Set exercise - Starting at the first line of the listing below, retype each line up to and including the one that contains "const yScale = d3.scaleLinear().domain([0, 1]).range([height". Leave pictures out.

Data shown -
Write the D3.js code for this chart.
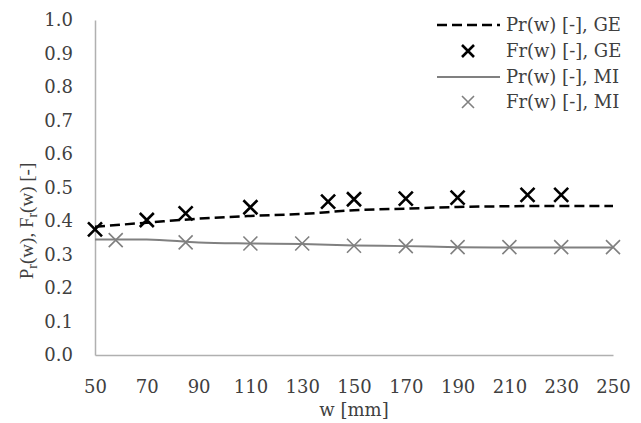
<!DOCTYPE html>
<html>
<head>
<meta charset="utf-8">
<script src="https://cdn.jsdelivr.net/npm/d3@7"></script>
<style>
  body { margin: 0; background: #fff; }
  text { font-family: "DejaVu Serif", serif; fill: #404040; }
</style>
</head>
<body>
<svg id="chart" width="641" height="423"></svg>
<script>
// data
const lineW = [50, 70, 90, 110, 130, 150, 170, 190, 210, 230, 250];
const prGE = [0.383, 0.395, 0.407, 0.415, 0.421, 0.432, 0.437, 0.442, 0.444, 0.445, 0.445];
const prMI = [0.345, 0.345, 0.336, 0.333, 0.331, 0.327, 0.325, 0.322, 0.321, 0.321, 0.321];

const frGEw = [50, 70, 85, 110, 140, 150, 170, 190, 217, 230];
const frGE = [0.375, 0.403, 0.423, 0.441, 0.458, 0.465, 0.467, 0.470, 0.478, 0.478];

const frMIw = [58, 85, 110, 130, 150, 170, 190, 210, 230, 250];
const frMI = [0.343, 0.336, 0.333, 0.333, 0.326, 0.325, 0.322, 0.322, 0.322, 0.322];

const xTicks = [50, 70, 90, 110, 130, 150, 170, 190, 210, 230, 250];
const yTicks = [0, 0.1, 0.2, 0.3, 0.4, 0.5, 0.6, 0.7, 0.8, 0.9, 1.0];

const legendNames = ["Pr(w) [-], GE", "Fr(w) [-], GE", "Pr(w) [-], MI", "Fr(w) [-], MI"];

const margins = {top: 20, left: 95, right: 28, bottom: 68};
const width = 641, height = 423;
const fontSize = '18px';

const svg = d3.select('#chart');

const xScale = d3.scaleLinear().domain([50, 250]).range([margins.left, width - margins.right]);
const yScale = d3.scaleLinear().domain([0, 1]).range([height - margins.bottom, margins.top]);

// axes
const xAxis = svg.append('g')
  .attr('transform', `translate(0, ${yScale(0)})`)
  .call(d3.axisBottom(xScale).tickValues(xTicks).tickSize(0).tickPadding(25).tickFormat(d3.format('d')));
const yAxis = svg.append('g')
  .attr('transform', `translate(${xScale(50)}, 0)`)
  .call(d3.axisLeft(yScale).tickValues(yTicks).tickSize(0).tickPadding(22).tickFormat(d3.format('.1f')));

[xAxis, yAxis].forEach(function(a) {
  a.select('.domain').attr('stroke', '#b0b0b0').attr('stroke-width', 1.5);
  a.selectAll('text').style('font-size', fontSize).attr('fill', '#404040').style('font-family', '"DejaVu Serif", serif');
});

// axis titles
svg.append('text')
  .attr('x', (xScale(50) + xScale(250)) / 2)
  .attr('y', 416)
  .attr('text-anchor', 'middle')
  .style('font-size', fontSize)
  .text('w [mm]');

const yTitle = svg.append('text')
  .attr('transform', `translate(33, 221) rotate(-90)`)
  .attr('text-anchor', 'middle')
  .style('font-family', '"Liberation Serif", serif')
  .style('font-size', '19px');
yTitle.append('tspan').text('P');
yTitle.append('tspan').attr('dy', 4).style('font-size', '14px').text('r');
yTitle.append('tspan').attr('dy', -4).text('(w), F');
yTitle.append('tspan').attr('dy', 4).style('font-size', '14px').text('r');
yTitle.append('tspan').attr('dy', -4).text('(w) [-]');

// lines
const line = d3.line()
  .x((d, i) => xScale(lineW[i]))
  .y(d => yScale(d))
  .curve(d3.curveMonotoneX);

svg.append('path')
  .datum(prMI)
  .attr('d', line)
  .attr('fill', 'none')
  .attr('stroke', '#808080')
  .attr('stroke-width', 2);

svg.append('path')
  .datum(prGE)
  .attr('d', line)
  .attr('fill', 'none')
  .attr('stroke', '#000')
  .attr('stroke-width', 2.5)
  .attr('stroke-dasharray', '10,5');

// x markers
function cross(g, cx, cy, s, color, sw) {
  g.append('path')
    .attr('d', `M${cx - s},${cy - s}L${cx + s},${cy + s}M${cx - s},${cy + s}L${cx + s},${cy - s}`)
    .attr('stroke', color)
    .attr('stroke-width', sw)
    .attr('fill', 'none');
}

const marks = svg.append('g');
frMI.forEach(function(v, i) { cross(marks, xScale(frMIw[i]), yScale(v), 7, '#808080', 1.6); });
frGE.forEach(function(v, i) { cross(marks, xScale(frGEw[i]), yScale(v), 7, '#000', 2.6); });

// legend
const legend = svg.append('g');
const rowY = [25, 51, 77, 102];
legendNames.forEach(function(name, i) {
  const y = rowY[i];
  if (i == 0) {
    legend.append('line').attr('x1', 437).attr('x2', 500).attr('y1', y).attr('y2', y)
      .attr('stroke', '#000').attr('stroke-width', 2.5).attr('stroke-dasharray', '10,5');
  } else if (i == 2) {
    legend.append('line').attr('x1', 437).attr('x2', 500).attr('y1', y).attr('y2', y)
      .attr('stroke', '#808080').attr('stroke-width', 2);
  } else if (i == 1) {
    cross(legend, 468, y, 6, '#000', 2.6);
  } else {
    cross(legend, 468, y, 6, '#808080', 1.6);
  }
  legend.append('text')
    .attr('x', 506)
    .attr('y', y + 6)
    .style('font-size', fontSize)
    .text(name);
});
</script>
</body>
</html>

The answer -
Write the D3.js code for this chart.
<!DOCTYPE html>
<html>
<head>
<meta charset="utf-8">
<script src="https://cdn.jsdelivr.net/npm/d3@7"></script>
<style>
  body { margin: 0; background: #fff; }
  text { font-family: "DejaVu Serif", serif; fill: #404040; }
</style>
</head>
<body>
<svg id="chart" width="641" height="423"></svg>
<script>
// data
const lineW = [50, 70, 90, 110, 130, 150, 170, 190, 210, 230, 250];
const prGE = [0.383, 0.395, 0.407, 0.415, 0.421, 0.432, 0.437, 0.442, 0.444, 0.445, 0.445];
const prMI = [0.345, 0.345, 0.336, 0.333, 0.331, 0.327, 0.325, 0.322, 0.321, 0.321, 0.321];

const frGEw = [50, 70, 85, 110, 140, 150, 170, 190, 217, 230];
const frGE = [0.375, 0.403, 0.423, 0.441, 0.458, 0.465, 0.467, 0.470, 0.478, 0.478];

const frMIw = [58, 85, 110, 130, 150, 170, 190, 210, 230, 250];
const frMI = [0.343, 0.336, 0.333, 0.333, 0.326, 0.325, 0.322, 0.322, 0.322, 0.322];

const xTicks = [50, 70, 90, 110, 130, 150, 170, 190, 210, 230, 250];
const yTicks = [0, 0.1, 0.2, 0.3, 0.4, 0.5, 0.6, 0.7, 0.8, 0.9, 1.0];

const legendNames = ["Pr(w) [-], GE", "Fr(w) [-], GE", "Pr(w) [-], MI", "Fr(w) [-], MI"];

const margins = {top: 20, left: 95, right: 28, bottom: 68};
const width = 641, height = 423;
const fontSize = '18px';

const svg = d3.select('#chart');

const xScale = d3.scaleLinear().domain([50, 250]).range([margins.left, width - margins.right]);
const yScale = d3.scaleLinear().domain([0, 1]).range([height - margins.bottom, margins.top]);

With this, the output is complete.